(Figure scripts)
== == ==
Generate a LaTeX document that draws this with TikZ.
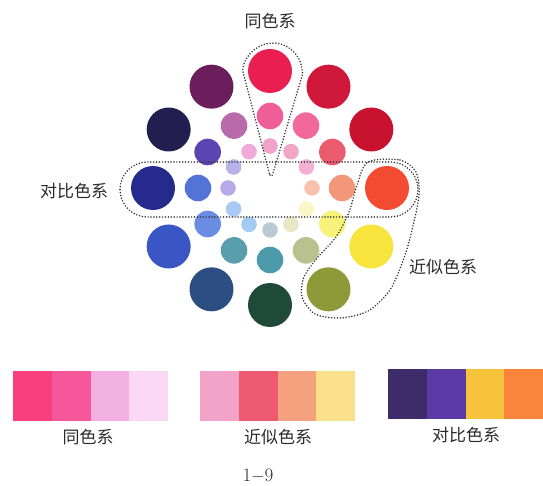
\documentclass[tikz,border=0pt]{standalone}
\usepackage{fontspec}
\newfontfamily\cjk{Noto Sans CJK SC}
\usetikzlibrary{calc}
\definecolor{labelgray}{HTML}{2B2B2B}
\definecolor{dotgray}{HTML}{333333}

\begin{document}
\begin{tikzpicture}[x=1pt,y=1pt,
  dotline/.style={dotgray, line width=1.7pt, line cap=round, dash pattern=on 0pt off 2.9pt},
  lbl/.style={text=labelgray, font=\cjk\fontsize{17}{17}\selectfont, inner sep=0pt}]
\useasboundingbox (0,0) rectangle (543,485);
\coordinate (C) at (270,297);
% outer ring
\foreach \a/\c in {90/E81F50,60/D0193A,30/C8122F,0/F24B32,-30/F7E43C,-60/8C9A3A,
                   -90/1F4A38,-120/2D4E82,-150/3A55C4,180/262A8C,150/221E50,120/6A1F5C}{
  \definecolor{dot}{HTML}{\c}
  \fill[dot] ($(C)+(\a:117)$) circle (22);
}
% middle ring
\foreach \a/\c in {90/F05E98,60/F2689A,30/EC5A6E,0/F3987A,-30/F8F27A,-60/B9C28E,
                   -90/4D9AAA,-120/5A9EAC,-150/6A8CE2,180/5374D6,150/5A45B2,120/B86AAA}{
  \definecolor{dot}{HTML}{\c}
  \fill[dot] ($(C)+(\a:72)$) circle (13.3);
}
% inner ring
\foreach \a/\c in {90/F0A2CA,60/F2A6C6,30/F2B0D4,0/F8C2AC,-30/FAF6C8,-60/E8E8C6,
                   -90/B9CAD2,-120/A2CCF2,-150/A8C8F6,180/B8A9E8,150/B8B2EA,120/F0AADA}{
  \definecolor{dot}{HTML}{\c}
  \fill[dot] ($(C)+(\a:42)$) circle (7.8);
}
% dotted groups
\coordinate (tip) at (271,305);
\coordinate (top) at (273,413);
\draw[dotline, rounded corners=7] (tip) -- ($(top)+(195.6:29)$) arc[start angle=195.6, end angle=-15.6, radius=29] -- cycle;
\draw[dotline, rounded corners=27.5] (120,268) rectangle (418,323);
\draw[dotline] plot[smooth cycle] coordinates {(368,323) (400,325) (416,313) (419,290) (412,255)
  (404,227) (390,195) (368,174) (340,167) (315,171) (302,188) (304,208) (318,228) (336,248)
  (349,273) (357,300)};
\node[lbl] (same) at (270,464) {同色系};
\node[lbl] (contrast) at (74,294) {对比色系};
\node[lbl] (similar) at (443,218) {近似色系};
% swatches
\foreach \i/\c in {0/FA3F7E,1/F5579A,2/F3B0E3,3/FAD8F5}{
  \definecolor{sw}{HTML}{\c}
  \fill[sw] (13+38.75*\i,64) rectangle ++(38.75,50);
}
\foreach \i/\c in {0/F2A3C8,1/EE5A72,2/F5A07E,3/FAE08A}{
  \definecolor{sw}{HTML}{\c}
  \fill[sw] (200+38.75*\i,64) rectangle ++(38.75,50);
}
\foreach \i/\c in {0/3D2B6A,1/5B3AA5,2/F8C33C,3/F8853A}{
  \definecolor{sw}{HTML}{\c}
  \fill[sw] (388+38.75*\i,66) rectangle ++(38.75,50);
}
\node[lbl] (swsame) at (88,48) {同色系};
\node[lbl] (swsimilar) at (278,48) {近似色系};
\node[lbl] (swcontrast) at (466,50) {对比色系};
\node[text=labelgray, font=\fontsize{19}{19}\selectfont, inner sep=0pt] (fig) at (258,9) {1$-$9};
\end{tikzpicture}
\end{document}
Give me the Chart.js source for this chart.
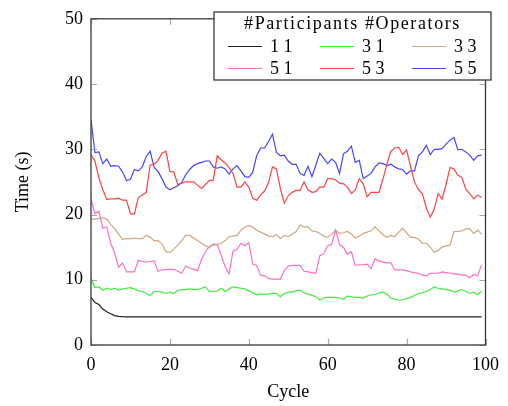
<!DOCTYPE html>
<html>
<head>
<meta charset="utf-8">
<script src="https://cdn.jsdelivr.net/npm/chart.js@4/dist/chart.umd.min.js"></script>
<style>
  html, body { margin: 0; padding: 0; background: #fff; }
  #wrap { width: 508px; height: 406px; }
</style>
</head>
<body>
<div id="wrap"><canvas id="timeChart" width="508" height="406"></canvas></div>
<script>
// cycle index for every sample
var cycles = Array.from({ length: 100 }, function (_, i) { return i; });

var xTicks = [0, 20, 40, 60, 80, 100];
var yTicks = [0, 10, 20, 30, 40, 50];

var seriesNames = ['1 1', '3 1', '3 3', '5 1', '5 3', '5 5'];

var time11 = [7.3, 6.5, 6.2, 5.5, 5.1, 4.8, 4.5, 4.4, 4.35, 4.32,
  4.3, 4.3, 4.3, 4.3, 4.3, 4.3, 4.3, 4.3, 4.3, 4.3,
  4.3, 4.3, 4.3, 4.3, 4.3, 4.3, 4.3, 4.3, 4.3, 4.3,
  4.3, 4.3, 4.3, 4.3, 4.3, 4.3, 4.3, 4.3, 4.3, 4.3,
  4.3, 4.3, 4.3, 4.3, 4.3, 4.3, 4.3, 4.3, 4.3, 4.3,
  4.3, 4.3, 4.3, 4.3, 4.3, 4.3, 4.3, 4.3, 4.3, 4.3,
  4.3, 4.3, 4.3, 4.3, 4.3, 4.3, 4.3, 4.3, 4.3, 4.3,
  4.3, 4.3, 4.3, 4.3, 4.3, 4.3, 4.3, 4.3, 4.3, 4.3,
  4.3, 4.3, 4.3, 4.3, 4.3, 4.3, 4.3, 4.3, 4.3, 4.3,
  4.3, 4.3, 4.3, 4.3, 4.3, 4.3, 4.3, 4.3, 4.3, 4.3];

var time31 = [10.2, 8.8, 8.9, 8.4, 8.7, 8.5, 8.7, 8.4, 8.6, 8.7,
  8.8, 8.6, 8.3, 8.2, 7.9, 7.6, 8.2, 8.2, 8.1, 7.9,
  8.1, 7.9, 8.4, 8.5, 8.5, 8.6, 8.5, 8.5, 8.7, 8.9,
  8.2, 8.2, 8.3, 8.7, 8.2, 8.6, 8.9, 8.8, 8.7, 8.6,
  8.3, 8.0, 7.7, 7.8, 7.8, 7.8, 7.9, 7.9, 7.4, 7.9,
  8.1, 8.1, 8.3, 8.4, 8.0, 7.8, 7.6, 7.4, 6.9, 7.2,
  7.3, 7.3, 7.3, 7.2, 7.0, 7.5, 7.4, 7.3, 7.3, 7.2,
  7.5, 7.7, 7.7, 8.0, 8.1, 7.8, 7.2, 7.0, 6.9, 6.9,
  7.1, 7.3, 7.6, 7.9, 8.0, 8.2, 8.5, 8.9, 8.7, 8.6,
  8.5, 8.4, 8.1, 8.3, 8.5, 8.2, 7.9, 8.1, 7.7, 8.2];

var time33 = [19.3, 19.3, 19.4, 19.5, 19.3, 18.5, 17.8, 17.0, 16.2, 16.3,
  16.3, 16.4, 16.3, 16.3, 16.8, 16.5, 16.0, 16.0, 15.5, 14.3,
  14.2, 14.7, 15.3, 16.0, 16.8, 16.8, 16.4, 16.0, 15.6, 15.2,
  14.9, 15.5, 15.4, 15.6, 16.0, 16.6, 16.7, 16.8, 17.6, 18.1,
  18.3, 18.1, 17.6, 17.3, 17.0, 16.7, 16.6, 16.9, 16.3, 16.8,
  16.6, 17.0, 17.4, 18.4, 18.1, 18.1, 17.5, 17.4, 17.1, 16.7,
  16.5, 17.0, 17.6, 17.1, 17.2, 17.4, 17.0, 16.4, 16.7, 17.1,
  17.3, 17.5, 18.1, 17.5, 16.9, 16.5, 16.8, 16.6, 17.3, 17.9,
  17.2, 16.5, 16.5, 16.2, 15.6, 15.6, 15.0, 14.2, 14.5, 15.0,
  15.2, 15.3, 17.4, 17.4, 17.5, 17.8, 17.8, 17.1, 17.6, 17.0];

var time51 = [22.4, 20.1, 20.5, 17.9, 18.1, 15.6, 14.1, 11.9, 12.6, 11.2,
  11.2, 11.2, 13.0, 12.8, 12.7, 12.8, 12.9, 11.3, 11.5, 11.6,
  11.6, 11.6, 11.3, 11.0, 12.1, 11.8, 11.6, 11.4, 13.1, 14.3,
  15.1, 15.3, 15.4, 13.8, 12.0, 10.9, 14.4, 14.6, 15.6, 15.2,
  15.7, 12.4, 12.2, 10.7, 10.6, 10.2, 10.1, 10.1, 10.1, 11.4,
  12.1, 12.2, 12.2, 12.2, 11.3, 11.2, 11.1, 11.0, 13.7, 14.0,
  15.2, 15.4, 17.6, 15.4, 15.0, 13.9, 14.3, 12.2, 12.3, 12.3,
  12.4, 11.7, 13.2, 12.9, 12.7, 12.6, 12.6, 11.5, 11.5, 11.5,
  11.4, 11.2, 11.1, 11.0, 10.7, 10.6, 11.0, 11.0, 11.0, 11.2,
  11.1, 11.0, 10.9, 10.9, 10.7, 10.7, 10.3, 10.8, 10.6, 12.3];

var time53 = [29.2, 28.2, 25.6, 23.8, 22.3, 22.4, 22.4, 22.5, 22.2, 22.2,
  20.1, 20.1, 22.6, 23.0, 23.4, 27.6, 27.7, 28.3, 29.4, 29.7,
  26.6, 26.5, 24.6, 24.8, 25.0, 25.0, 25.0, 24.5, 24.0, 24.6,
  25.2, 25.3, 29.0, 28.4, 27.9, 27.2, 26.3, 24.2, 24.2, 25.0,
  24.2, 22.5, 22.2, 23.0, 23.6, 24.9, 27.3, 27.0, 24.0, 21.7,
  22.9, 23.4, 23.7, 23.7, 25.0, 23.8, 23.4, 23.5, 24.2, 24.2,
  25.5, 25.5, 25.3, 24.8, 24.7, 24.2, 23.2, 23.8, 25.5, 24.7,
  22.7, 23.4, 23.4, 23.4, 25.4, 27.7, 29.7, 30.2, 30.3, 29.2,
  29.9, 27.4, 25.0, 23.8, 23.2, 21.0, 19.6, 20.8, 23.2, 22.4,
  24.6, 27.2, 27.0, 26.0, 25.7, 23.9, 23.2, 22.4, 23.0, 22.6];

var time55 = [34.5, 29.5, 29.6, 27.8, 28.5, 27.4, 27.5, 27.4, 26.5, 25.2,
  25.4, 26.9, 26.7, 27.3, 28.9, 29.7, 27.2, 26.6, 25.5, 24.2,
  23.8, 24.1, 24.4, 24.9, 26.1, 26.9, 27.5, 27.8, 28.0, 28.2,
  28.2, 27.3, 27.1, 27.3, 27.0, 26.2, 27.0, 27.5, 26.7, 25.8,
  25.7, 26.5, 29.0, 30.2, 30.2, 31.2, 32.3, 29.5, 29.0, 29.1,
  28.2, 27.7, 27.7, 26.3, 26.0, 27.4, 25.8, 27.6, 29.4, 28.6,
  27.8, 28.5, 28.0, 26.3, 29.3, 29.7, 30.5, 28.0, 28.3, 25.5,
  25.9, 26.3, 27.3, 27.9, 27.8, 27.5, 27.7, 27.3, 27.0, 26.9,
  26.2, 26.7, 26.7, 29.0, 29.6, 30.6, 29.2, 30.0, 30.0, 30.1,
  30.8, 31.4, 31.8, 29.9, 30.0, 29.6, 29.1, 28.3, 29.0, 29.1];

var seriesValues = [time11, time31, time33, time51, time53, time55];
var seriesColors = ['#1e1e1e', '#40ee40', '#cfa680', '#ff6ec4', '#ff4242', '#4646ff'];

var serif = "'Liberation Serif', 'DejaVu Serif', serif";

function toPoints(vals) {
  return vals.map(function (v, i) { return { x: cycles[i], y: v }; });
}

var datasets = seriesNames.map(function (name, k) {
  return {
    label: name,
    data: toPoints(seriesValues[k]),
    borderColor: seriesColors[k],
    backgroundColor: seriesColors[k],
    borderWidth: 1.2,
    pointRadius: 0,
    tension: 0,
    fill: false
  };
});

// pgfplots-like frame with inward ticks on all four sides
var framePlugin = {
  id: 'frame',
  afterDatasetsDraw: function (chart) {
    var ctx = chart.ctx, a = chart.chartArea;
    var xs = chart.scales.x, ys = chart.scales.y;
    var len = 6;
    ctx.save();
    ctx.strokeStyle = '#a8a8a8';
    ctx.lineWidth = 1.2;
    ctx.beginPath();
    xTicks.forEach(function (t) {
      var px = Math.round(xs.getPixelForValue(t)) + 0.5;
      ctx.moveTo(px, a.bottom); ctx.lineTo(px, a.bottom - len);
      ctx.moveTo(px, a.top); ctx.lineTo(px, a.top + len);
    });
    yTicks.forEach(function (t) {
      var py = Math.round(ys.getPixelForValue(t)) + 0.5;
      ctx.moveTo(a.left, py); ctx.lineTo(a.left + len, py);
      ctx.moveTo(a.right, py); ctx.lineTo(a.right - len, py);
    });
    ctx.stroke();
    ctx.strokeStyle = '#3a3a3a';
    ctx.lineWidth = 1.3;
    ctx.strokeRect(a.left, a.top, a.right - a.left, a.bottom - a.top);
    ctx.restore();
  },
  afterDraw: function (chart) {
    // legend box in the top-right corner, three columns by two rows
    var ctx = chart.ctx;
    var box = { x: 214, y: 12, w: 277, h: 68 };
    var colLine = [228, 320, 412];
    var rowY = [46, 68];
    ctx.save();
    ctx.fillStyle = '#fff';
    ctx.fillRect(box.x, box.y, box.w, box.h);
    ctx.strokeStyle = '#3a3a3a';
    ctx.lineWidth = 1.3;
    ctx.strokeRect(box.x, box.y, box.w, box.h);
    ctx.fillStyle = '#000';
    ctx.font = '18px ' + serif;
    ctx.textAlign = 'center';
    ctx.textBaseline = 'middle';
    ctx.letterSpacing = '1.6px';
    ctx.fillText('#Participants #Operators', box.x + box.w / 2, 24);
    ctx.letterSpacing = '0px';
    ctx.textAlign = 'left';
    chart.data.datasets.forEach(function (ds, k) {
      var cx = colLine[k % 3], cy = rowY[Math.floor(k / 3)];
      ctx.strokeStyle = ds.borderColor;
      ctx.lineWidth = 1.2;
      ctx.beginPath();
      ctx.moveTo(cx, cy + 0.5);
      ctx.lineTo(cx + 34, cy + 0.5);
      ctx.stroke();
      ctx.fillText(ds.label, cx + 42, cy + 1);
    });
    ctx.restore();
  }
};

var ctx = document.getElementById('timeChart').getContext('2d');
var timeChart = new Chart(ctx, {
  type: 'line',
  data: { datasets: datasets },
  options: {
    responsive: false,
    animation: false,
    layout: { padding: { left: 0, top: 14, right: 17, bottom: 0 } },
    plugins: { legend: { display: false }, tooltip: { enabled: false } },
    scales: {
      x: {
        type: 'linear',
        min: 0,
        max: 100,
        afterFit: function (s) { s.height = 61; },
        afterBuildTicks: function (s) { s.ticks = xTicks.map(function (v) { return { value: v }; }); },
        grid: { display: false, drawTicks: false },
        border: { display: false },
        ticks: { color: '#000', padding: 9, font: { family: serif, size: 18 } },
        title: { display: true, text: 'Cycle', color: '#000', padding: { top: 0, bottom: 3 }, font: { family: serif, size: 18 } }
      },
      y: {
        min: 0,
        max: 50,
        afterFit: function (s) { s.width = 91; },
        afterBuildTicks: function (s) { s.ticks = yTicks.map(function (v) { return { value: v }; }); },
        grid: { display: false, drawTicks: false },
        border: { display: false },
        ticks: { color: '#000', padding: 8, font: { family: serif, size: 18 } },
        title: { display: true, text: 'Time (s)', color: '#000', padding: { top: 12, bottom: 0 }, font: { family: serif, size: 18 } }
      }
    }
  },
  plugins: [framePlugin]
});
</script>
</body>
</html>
== == ==
Instructions to follow »
Quote the data above exactly from the line with "Give me the Chart.js source for this chart." to the line with "8.5, 8.4, 8.1, 8.3, 8.5, 8.2, 7.9, 8.1, 7.7, 8.2];", both ends counted, and nothing else. Pictures don't go in.

Task answer »
Give me the Chart.js source for this chart.
<!DOCTYPE html>
<html>
<head>
<meta charset="utf-8">
<script src="https://cdn.jsdelivr.net/npm/chart.js@4/dist/chart.umd.min.js"></script>
<style>
  html, body { margin: 0; padding: 0; background: #fff; }
  #wrap { width: 508px; height: 406px; }
</style>
</head>
<body>
<div id="wrap"><canvas id="timeChart" width="508" height="406"></canvas></div>
<script>
// cycle index for every sample
var cycles = Array.from({ length: 100 }, function (_, i) { return i; });

var xTicks = [0, 20, 40, 60, 80, 100];
var yTicks = [0, 10, 20, 30, 40, 50];

var seriesNames = ['1 1', '3 1', '3 3', '5 1', '5 3', '5 5'];

var time11 = [7.3, 6.5, 6.2, 5.5, 5.1, 4.8, 4.5, 4.4, 4.35, 4.32,
  4.3, 4.3, 4.3, 4.3, 4.3, 4.3, 4.3, 4.3, 4.3, 4.3,
  4.3, 4.3, 4.3, 4.3, 4.3, 4.3, 4.3, 4.3, 4.3, 4.3,
  4.3, 4.3, 4.3, 4.3, 4.3, 4.3, 4.3, 4.3, 4.3, 4.3,
  4.3, 4.3, 4.3, 4.3, 4.3, 4.3, 4.3, 4.3, 4.3, 4.3,
  4.3, 4.3, 4.3, 4.3, 4.3, 4.3, 4.3, 4.3, 4.3, 4.3,
  4.3, 4.3, 4.3, 4.3, 4.3, 4.3, 4.3, 4.3, 4.3, 4.3,
  4.3, 4.3, 4.3, 4.3, 4.3, 4.3, 4.3, 4.3, 4.3, 4.3,
  4.3, 4.3, 4.3, 4.3, 4.3, 4.3, 4.3, 4.3, 4.3, 4.3,
  4.3, 4.3, 4.3, 4.3, 4.3, 4.3, 4.3, 4.3, 4.3, 4.3];

var time31 = [10.2, 8.8, 8.9, 8.4, 8.7, 8.5, 8.7, 8.4, 8.6, 8.7,
  8.8, 8.6, 8.3, 8.2, 7.9, 7.6, 8.2, 8.2, 8.1, 7.9,
  8.1, 7.9, 8.4, 8.5, 8.5, 8.6, 8.5, 8.5, 8.7, 8.9,
  8.2, 8.2, 8.3, 8.7, 8.2, 8.6, 8.9, 8.8, 8.7, 8.6,
  8.3, 8.0, 7.7, 7.8, 7.8, 7.8, 7.9, 7.9, 7.4, 7.9,
  8.1, 8.1, 8.3, 8.4, 8.0, 7.8, 7.6, 7.4, 6.9, 7.2,
  7.3, 7.3, 7.3, 7.2, 7.0, 7.5, 7.4, 7.3, 7.3, 7.2,
  7.5, 7.7, 7.7, 8.0, 8.1, 7.8, 7.2, 7.0, 6.9, 6.9,
  7.1, 7.3, 7.6, 7.9, 8.0, 8.2, 8.5, 8.9, 8.7, 8.6,
  8.5, 8.4, 8.1, 8.3, 8.5, 8.2, 7.9, 8.1, 7.7, 8.2];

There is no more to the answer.